Sort through the entries below and pull out lines containing the word "draw".

◆ **DATA TO USE**:
— Begin —
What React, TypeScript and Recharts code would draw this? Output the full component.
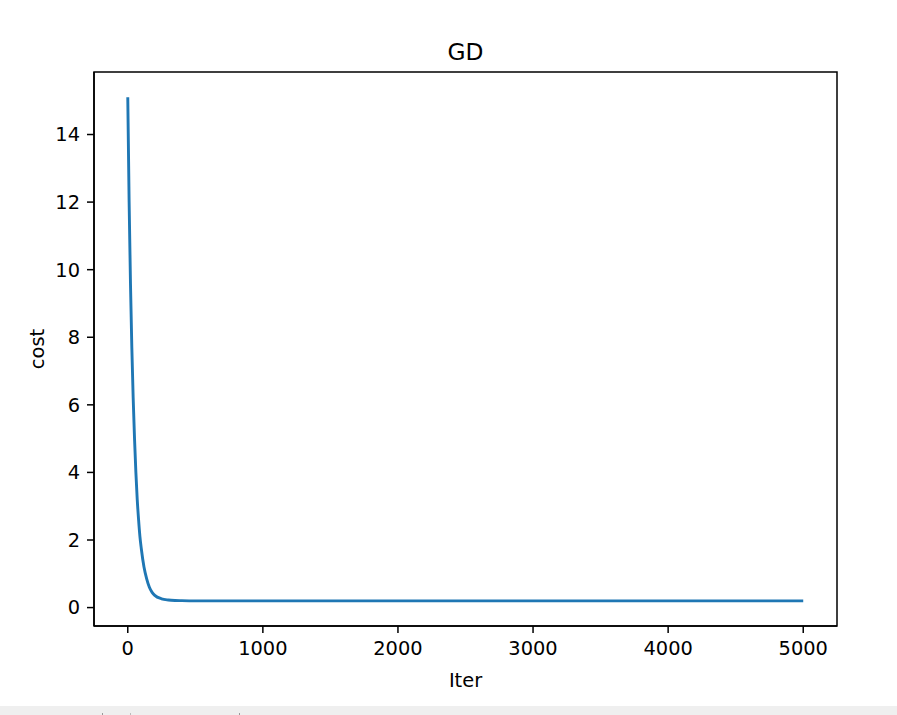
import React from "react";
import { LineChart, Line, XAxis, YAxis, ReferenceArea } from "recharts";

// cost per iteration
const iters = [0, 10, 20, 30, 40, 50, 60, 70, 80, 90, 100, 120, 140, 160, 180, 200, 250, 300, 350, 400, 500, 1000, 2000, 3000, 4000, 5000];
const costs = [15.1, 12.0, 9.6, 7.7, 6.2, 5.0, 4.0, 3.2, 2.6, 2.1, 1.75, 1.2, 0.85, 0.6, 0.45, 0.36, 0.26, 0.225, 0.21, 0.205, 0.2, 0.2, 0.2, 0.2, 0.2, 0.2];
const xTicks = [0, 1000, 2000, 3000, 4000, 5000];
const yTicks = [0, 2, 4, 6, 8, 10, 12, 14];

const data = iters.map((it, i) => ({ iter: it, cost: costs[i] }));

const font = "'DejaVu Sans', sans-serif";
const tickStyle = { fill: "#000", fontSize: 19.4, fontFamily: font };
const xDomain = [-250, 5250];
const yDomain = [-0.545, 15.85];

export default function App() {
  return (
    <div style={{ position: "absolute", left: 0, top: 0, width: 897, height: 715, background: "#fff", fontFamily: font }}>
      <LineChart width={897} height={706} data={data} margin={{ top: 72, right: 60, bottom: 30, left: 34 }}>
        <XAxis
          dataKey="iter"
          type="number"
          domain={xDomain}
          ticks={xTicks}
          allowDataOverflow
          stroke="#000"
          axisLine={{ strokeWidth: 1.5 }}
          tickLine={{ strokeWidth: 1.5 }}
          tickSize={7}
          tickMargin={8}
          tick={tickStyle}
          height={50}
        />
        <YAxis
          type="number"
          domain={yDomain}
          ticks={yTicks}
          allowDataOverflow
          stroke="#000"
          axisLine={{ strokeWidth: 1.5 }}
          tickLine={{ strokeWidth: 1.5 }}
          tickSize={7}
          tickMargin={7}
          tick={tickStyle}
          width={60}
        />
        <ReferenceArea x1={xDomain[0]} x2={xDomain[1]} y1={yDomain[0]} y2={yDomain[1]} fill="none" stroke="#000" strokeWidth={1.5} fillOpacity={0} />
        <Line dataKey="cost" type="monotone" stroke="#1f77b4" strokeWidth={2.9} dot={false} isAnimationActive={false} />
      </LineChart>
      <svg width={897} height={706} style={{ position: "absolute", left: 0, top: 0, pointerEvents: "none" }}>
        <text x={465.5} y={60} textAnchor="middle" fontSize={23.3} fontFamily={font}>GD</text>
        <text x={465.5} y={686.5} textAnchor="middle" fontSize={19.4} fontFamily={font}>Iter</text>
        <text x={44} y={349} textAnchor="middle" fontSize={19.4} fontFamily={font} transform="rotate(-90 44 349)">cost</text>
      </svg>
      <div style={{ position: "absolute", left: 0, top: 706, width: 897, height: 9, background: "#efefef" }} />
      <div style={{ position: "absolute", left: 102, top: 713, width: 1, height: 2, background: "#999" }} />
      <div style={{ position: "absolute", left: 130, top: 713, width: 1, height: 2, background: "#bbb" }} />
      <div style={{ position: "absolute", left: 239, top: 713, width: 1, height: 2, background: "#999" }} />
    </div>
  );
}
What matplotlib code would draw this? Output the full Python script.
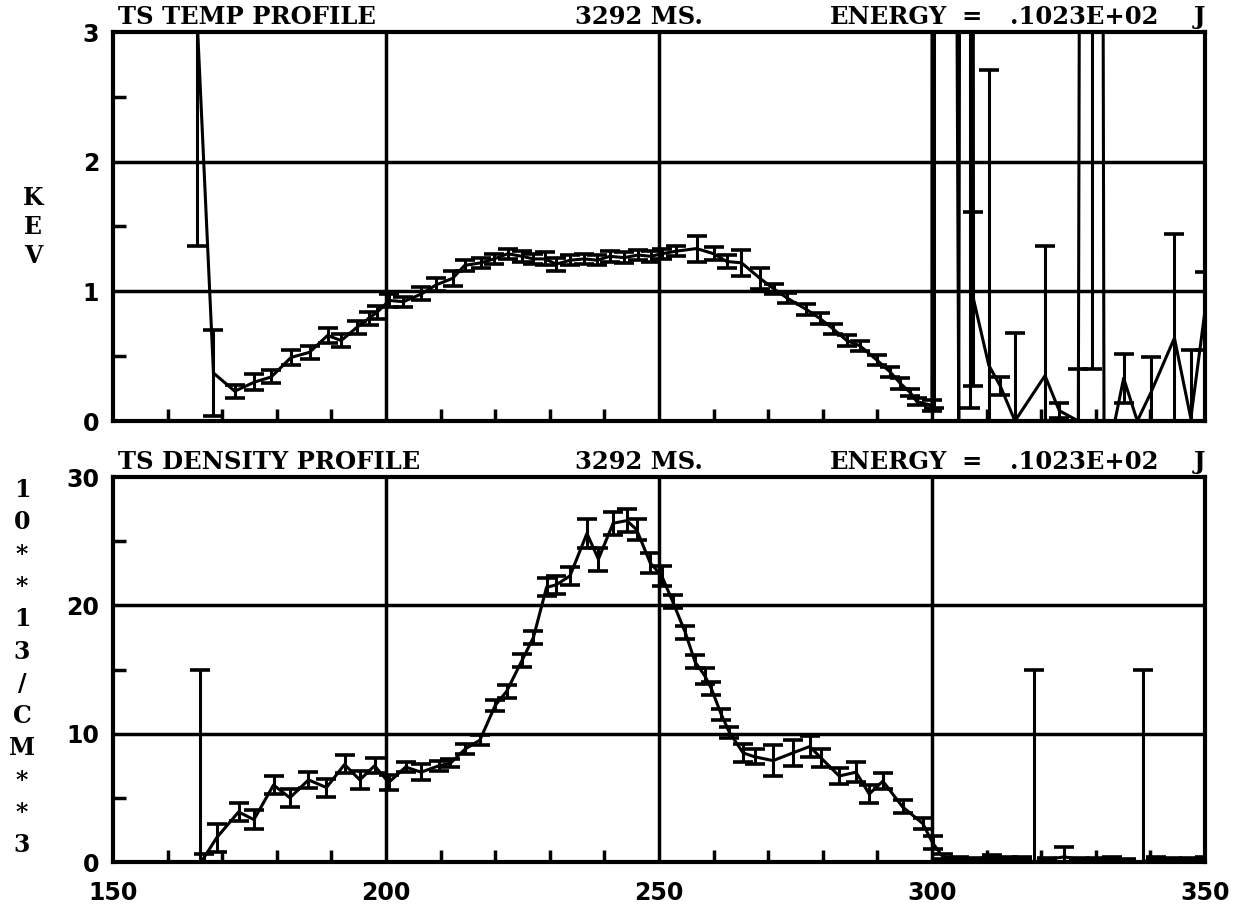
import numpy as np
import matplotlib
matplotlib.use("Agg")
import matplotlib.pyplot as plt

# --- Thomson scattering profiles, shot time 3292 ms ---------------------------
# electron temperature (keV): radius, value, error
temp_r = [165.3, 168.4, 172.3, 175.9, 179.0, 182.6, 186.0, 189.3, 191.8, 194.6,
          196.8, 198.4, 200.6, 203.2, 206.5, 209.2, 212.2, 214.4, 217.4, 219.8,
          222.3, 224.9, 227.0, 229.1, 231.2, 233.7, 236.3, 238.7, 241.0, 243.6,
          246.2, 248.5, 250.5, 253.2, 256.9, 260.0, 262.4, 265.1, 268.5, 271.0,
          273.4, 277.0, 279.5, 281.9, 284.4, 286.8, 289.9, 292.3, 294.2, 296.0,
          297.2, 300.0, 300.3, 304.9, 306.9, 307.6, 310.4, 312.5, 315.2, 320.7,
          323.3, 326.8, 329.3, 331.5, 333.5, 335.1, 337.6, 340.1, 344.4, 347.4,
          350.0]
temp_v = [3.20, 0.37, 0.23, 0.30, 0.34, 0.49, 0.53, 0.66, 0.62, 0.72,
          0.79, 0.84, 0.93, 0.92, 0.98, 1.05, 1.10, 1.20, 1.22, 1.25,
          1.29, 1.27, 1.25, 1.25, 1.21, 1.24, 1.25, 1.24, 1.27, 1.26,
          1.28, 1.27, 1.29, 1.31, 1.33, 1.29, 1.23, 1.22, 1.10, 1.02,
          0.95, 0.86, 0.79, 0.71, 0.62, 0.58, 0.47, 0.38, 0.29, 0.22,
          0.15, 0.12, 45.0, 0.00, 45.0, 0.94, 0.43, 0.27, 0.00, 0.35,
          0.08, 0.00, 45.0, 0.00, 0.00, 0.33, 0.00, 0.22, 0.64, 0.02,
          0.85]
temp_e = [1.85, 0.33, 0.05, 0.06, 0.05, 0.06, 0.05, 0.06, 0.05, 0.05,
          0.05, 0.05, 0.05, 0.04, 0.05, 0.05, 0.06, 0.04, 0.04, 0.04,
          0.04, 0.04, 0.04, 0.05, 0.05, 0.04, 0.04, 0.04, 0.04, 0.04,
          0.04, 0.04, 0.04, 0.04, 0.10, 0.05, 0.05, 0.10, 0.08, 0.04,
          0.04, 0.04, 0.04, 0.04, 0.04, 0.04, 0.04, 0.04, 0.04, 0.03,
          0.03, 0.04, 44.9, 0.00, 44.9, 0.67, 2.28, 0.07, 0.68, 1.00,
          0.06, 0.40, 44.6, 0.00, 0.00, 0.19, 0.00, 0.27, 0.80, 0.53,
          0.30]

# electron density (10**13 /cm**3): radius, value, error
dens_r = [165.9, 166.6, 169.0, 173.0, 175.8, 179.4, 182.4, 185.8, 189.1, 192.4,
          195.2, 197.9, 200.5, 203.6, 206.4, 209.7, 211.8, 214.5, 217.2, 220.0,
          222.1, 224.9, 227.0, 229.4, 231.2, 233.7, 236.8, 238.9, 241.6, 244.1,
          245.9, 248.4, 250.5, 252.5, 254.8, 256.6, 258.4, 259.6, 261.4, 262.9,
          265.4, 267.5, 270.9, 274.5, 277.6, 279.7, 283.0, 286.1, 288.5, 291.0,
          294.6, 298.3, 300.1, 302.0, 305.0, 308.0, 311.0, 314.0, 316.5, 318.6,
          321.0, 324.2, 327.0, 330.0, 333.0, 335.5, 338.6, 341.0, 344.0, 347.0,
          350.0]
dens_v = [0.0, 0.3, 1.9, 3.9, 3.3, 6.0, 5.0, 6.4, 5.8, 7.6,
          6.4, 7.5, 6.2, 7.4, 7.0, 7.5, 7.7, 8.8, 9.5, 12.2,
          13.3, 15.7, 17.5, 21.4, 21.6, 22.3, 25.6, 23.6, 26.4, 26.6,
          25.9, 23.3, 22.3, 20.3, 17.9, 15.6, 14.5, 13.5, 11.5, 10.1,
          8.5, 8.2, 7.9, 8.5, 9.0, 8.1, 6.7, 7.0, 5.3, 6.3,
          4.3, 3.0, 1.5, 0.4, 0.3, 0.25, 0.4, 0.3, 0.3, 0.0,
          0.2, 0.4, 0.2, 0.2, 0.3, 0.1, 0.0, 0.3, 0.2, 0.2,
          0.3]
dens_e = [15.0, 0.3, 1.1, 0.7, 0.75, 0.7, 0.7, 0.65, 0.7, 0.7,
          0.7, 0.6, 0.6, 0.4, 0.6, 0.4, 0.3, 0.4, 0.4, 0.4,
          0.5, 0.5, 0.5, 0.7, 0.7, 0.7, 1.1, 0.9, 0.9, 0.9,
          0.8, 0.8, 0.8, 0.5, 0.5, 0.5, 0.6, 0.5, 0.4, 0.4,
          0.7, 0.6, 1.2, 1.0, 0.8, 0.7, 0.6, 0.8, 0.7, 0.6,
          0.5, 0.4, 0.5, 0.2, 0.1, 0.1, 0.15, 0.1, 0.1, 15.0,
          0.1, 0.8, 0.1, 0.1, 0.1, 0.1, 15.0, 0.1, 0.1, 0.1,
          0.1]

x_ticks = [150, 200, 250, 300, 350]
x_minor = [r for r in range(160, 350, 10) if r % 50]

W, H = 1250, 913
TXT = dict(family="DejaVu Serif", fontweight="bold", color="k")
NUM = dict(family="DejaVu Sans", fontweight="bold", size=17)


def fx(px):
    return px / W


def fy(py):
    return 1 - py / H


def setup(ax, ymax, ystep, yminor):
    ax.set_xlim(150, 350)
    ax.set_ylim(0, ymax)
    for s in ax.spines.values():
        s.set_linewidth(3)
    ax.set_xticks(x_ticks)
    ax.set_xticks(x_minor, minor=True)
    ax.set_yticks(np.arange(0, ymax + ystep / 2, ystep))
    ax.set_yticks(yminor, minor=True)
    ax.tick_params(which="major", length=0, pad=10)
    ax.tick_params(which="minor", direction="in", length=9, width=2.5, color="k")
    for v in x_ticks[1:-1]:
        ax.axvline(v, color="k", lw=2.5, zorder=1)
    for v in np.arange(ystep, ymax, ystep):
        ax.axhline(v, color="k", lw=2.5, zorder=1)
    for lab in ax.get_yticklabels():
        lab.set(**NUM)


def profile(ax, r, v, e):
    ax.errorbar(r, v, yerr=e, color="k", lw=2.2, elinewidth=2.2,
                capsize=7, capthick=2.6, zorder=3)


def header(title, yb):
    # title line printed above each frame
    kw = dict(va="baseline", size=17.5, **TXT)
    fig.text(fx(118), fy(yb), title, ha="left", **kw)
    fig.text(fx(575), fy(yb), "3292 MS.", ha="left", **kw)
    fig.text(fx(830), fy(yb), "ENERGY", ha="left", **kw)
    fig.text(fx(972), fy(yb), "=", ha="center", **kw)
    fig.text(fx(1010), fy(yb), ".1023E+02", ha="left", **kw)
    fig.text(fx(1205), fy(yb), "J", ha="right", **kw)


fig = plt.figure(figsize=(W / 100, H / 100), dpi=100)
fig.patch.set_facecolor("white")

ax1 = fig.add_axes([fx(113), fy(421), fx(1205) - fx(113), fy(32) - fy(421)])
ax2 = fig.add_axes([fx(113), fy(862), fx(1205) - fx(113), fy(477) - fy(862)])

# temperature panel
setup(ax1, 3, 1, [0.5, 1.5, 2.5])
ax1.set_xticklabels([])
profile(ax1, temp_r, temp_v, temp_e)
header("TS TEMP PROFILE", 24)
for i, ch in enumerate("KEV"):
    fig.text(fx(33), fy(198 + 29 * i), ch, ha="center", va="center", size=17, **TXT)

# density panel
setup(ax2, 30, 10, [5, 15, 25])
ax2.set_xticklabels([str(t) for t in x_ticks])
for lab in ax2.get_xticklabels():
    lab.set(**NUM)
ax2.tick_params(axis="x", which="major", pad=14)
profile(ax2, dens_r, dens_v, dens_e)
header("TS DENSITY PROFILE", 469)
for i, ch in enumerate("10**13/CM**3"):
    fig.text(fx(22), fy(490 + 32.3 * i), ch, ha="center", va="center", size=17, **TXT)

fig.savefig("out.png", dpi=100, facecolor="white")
— End —
◆ **EXERCISE SOLUTION**:
What React, TypeScript and Recharts code would draw this? Output the full component.
What matplotlib code would draw this? Output the full Python script.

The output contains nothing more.